• [TASK PROMPT]
Start at the line that contains "Clone this chart", stop at the line that contains "const xLabels: Record<number, string>", and repeat every line in that span, those two included, with no pictures.

(Extracted data entries)
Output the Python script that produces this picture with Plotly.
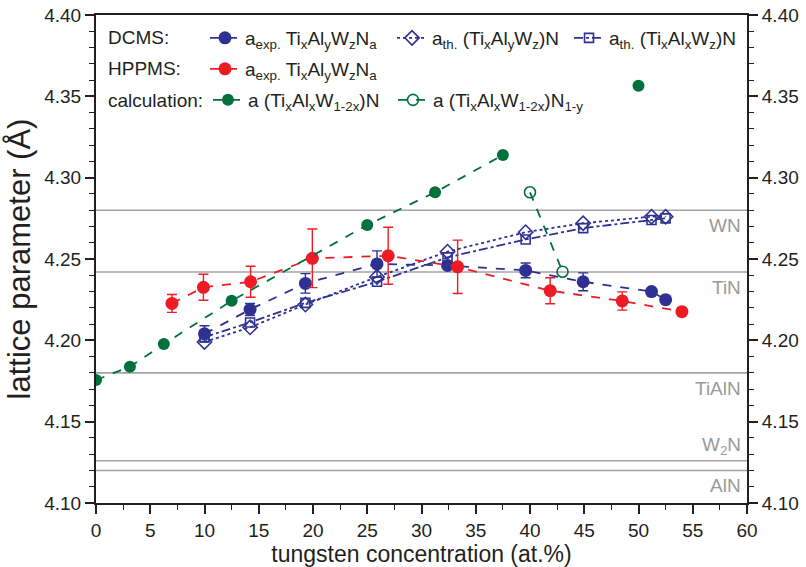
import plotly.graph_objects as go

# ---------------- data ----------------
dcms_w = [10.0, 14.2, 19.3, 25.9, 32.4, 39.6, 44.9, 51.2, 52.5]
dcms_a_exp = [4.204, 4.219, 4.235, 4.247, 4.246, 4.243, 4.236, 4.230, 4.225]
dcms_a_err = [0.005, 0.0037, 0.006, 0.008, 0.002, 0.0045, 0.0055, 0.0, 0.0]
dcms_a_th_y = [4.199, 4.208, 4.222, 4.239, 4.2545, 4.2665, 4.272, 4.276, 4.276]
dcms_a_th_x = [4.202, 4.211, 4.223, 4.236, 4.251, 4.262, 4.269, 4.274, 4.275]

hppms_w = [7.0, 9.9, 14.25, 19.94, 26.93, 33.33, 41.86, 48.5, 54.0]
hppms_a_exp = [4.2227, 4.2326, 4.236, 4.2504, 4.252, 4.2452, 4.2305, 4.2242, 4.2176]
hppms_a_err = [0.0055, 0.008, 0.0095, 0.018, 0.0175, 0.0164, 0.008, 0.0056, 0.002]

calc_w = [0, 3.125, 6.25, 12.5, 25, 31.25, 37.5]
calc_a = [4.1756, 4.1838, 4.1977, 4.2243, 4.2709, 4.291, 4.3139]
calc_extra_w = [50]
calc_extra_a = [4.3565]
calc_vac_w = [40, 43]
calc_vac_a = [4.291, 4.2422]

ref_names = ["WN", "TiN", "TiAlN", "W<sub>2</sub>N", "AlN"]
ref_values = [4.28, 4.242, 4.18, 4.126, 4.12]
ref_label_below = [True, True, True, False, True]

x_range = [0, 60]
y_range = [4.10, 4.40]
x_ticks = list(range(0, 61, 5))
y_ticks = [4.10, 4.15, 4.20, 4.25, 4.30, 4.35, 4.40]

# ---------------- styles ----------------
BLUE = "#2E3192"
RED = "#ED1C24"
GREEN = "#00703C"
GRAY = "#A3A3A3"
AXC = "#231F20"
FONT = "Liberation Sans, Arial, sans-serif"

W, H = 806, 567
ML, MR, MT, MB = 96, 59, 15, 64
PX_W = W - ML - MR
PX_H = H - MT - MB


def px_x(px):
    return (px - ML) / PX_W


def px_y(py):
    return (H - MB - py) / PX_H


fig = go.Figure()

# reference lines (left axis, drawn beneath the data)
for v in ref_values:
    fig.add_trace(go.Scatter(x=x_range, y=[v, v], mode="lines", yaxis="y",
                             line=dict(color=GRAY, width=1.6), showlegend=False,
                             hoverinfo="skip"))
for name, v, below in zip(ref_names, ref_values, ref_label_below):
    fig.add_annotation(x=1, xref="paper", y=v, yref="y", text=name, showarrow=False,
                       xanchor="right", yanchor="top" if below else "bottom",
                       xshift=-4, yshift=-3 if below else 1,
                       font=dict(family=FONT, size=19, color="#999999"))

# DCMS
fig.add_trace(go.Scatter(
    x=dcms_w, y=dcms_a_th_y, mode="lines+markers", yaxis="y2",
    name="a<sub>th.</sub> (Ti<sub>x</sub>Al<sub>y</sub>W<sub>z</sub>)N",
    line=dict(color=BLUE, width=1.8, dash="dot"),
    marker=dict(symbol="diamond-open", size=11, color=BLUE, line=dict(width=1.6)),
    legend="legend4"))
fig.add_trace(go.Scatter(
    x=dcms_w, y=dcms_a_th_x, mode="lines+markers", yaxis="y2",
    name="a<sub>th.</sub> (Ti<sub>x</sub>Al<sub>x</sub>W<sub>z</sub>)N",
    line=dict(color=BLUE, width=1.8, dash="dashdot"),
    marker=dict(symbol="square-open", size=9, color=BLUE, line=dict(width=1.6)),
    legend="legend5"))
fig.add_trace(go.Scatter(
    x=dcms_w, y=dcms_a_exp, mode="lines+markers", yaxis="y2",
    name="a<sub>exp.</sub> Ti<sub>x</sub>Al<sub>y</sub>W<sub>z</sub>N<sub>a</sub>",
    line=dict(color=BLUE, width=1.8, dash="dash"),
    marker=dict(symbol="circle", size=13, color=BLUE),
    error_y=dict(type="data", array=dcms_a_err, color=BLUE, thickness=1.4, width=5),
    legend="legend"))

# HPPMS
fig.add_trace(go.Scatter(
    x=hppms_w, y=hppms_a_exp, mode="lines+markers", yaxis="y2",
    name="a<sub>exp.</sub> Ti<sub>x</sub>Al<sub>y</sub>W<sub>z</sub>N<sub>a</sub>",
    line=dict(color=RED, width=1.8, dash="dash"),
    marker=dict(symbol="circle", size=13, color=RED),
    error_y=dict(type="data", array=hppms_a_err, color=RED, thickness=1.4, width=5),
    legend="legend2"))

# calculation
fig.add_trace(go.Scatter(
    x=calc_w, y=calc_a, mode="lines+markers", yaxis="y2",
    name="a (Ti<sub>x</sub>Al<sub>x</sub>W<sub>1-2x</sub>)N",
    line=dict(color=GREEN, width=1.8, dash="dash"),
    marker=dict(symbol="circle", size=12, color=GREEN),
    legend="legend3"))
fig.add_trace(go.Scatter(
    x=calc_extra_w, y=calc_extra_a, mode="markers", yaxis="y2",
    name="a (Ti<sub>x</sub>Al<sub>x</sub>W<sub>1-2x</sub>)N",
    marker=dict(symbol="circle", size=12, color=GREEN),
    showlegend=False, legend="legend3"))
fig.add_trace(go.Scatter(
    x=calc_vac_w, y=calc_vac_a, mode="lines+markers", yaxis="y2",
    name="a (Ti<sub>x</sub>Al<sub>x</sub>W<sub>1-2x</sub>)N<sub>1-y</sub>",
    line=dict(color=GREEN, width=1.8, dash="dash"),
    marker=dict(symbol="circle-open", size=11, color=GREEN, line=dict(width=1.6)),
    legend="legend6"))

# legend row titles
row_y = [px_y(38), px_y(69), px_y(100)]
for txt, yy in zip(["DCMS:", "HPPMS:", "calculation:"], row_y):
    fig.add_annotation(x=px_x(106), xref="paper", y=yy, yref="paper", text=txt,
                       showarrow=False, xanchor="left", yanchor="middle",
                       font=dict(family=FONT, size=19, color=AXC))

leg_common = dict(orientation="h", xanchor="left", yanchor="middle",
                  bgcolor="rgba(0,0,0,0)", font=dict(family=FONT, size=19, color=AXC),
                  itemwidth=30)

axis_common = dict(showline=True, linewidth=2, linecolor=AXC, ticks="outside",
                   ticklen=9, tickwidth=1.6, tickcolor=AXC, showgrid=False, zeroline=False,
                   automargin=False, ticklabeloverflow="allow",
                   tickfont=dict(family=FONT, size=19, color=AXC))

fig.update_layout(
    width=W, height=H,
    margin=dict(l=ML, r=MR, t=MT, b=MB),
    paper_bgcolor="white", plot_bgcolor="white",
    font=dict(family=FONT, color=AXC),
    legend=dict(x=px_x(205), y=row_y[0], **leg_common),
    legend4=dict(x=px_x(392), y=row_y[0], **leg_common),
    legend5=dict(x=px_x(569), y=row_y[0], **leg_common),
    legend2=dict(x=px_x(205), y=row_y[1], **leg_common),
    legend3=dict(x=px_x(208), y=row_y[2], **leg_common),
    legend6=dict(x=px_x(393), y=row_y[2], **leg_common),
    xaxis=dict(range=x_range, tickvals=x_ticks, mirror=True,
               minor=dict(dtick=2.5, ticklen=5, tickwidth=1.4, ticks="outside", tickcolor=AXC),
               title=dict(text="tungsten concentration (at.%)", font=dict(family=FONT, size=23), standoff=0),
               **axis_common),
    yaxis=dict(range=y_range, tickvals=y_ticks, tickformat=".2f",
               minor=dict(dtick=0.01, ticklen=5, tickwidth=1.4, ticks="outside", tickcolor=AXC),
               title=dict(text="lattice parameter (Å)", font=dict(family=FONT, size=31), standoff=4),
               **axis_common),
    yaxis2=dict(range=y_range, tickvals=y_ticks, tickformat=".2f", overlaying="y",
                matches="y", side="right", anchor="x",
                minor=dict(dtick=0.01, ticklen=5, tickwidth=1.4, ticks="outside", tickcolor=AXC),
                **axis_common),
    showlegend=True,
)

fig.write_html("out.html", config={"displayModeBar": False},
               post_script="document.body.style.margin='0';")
--
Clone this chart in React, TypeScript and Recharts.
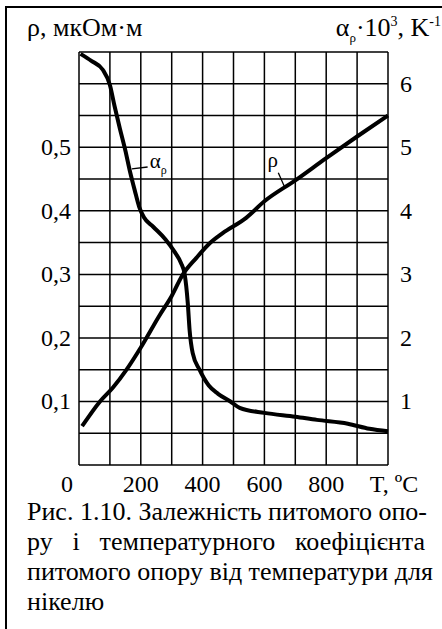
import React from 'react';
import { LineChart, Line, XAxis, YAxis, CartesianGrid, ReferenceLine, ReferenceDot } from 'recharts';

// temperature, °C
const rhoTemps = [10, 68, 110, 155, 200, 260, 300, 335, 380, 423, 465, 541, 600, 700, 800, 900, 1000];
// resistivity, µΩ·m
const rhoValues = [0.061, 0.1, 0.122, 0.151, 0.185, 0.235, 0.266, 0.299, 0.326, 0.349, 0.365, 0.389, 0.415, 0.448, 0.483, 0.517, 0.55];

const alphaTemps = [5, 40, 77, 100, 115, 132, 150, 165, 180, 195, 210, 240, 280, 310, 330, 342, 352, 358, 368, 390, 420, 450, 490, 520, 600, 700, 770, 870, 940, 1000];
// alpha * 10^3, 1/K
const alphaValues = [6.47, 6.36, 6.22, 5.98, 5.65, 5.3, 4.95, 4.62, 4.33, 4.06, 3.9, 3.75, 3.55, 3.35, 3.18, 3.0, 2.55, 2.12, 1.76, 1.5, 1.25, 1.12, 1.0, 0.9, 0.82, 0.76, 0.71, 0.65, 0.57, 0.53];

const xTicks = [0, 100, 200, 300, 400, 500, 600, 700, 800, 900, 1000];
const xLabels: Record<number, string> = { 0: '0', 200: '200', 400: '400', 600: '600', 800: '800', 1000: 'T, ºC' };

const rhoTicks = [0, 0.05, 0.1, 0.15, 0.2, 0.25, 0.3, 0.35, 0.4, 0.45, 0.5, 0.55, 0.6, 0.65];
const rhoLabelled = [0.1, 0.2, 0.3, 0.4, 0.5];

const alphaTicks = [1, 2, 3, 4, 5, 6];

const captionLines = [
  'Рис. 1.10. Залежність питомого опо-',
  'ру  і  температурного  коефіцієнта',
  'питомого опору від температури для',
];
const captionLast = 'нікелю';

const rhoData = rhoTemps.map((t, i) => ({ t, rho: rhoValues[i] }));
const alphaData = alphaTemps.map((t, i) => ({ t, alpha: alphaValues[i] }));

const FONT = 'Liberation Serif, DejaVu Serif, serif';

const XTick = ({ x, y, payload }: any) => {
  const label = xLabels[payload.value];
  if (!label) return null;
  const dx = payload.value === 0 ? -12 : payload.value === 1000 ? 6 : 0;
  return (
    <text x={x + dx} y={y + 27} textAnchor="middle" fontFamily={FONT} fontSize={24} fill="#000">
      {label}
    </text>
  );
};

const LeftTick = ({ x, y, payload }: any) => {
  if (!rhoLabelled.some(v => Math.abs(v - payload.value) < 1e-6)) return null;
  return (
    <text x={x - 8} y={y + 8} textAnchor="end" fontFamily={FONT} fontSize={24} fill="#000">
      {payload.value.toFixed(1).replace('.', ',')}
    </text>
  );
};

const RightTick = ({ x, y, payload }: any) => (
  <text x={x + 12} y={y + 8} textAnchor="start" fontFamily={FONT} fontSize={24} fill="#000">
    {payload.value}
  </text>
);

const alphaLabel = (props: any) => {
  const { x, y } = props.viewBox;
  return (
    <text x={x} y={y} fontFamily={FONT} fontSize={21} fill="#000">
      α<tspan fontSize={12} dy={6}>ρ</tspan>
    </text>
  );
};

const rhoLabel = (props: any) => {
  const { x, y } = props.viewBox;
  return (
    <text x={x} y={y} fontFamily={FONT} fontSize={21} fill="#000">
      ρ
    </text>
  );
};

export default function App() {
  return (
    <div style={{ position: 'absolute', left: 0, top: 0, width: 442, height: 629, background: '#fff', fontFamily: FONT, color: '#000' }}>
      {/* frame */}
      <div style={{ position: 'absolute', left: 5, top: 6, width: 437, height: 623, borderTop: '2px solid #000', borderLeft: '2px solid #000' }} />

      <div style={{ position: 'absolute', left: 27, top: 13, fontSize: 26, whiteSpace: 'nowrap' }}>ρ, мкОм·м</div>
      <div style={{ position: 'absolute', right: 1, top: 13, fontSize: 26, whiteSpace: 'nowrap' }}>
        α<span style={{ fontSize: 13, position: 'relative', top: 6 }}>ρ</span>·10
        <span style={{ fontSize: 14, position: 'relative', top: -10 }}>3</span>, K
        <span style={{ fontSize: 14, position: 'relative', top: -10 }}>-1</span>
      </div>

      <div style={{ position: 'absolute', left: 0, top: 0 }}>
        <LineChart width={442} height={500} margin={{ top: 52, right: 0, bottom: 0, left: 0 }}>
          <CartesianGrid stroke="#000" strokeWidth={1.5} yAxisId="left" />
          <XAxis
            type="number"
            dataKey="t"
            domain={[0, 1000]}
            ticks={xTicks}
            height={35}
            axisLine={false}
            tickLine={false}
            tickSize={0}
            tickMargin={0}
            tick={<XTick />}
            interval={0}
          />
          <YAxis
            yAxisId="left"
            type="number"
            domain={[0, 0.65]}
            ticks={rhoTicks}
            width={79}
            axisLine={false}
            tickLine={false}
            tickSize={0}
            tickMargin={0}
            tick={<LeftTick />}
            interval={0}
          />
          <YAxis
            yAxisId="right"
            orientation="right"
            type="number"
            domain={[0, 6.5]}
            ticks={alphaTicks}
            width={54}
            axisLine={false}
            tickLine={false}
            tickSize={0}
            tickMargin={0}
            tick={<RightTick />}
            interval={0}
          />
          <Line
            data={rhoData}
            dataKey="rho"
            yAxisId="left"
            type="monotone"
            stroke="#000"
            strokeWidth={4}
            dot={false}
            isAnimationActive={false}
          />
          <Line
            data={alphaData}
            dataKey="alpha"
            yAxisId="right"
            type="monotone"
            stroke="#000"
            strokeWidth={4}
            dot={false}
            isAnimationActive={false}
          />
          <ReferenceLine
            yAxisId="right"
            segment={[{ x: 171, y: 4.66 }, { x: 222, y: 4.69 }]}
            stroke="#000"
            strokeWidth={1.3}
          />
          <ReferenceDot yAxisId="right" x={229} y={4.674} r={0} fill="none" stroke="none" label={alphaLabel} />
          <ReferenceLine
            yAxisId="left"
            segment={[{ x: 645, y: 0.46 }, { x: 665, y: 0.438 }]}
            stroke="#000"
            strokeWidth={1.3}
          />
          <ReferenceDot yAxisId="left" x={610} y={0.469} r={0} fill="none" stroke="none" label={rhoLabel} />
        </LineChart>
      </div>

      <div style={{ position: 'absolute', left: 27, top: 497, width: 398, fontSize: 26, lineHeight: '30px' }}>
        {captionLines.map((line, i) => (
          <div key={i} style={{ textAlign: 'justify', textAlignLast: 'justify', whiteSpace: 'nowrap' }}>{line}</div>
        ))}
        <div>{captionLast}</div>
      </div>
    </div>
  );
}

• [COMPLETED EXERCISE]
Clone this chart in React, TypeScript and Recharts.
import React from 'react';
import { LineChart, Line, XAxis, YAxis, CartesianGrid, ReferenceLine, ReferenceDot } from 'recharts';

// temperature, °C
const rhoTemps = [10, 68, 110, 155, 200, 260, 300, 335, 380, 423, 465, 541, 600, 700, 800, 900, 1000];
// resistivity, µΩ·m
const rhoValues = [0.061, 0.1, 0.122, 0.151, 0.185, 0.235, 0.266, 0.299, 0.326, 0.349, 0.365, 0.389, 0.415, 0.448, 0.483, 0.517, 0.55];

const alphaTemps = [5, 40, 77, 100, 115, 132, 150, 165, 180, 195, 210, 240, 280, 310, 330, 342, 352, 358, 368, 390, 420, 450, 490, 520, 600, 700, 770, 870, 940, 1000];
// alpha * 10^3, 1/K
const alphaValues = [6.47, 6.36, 6.22, 5.98, 5.65, 5.3, 4.95, 4.62, 4.33, 4.06, 3.9, 3.75, 3.55, 3.35, 3.18, 3.0, 2.55, 2.12, 1.76, 1.5, 1.25, 1.12, 1.0, 0.9, 0.82, 0.76, 0.71, 0.65, 0.57, 0.53];

const xTicks = [0, 100, 200, 300, 400, 500, 600, 700, 800, 900, 1000];
const xLabels: Record<number, string> = { 0: '0', 200: '200', 400: '400', 600: '600', 800: '800', 1000: 'T, ºC' };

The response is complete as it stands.